I now better understand the historical conditions that aided and abetted not only my mother’s failure but also the generational underachievement and lack of opportunities that is synonymous with being born black. As I state in my book, I am grateful for the journey—it has given me the privilege to transform my devastation into my motivation.

What do you hope readers will take away from Someone Has Led This Child to Believe?

The indestructible nature of the human spirit, and the importance of keeping one’s solemn vow—especially to one’s self.

If there was one thing you wanted the general public to know about the US foster-care system that they may be unaware of, what would it be?
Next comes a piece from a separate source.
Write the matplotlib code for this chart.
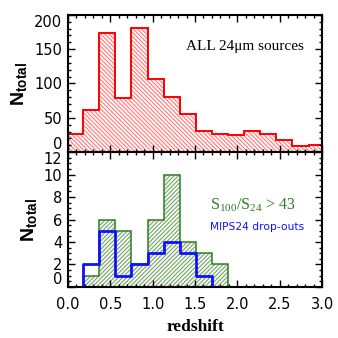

That it’s a business with the intention of parenting children from the outside in. This is done by way of professional surrogates who may or may not know how to connect with a child according to that child’s style of attachment or the true context of that child’s lived experiences. Doing so means the surrogate would tailor their care according to variables such as the child’s class, culture, race, religious practices, and gender identifications, to name a few. This is not by any means to say that these considerations are not factored into the equation as best as can be in terms of recruitment and training of prospective resource families (foster parents, fost-to-adopt families, kinship caregivers, etc.), but organizations have budgets, and it can become problematic if and when a child’s healing trajectory is directly affected by that budget. When this is the case, both the resource family and the child get the short end of the stick by not receiving all of the support and resources that bolsters a family’s ability to provide the child with what is needed at the time the need is present.

What advice would you give to a child currently in the system or who has just aged out? Is there anything you wish you could have told your younger self?

That’s another book in and of itself! Allow your imagination to be in service to you. Think and dream about the places you want to go and the people you’d like to see and ask for support to make it a reality. Make friends. Insist upon it. Learn social skills that have cache to them and pleasantries that are scalable—people love you with manners. Learn why social proclivities are the way they are, and learn how to best use them to navigate social situations. Learn the value of saying “thank you”—that can go a very long way. Practice patience and loving kindness with yourself. And if you don’t understand anything I’ve suggested, look it up online or reach out to me and I’ll assist you. My new website (www.iamreginalouise.com) is live now!

What’s next for you?

Book three. More coaching. Maybe a PhD. Maybe a television show where I am coaching people into their highest and greatest version of themselves. Maybe a professorship. I’m open.